# Flux Integral Help through abnormal cone

1. ### mgibson

29
1. The problem statement

The problem requires me to calculate the flux of F=x^2 i + z j + y k out of the closed cone, x=sqrt(y^2 + z^2) with x between 0 and 1.

I am having trouble approaching this problem because most of the problems I have done give the curve as z=f(x,y) instead of x=f(y,z) and I am therefore confused as to how to apply the below equation.

2. Relevant equations

For the flux through a surface given by z=f(x,y)

Flux = int(F . dA) = int( [ F(x,y, f(x,y)) dot (-df/dx i - df/dy j + k) ]dxdy

where df/dx is the partial derivative of f with respect to x and df/dy is the partial derivative of f with respect to y.

How can I modify/apply this formula (if I even can) when given a surface as a function of x=f(y,z) as opposed to z=f(x,y) to find the flux through the horizontally opening cone?

Any help would be greatly appreciated! Thanks so much.

3. The attempt at a solution

I tried putting f in terms of z and going that route but ran into some nasty integrals.

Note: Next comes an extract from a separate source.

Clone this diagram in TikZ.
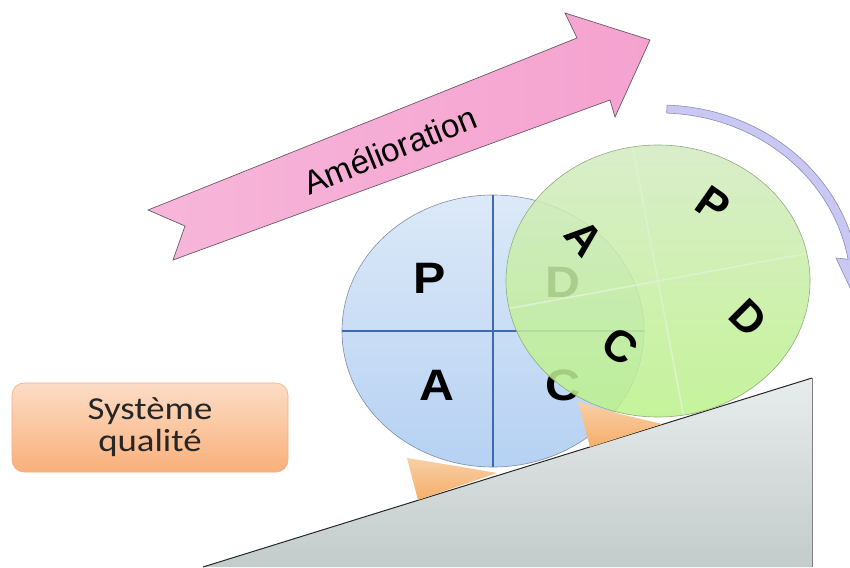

I tried replacing z with x and x with z (for F and f) as to simulate the same vector field and cone in a way that better applied to the given formula but once again ran into some nasty integrals.

Suggestions?

2. ### HallsofIvy

40,939
Staff Emeritus
If you have x= f(y,z) rather than z= f(x,y), then just swap x and z!
With x= f(y,z), x- f(y,z)= 0 can be treated as a level curve for a function whose gradient is then normal to the surface. That is, $(\vec{i}- \partial f/\partial y \vec{j}- \partial f/\partial z\vec{k})dydz$ is the vector differential of surface area.

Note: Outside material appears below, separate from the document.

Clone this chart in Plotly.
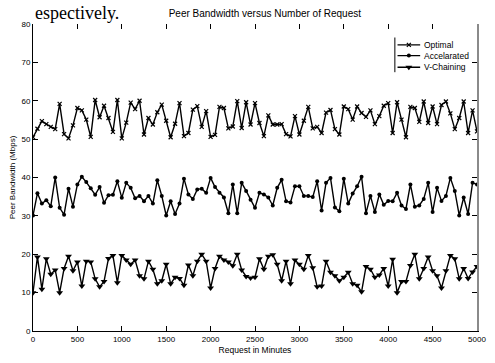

You can parametrize $x= \sqrt{y^2+ z^2}$ by taking $y= r cos(\theta), z= r sin(\theta)$- in other words, use polar coordinates but in the yz-plane rather than the xy-plane. The equation of the cone becomes x= r so the position vector for any point on the plane is $\vec{r}= r\vec{i}+ r cos(\theta)\vec{j}+ r sin(\theta)\vec{k}$.

Then $\vec{r}_r= \vec{i}+ cos(\theta)\vec{j}+ sin(\theta)\vec{k}$, $\vec{r}_\theta= -r sin(\theta)\vec{j}+ r cos(\theta)\vec{k}$ and the "fundamental vector product, their cross product, is $r\vec{i}- r cos(\theta)\vec{j}- r sin(\theta)\vec{k}$. Since you said the "flux out of the closed cone", you want this oriented by the outward pointing normals and so the vector differential of surface area is $d\vec{\sigma}= (-\vec{i}+ cos(\theta)\vec{j}+ sin(\theta)\vec{k})r dr d\theta$.

In this parameterization, $F(x,y,z)= x^2\vec{i}+ z\vec{j}+ y\vec{k}= + r sin(\theta)\vec{j}+ r cos(\theta)\vec{k}$. I think that gives a very simple integral.

Oh, and since this is a "closed cone", don't forget to integrate over the x= 1 base.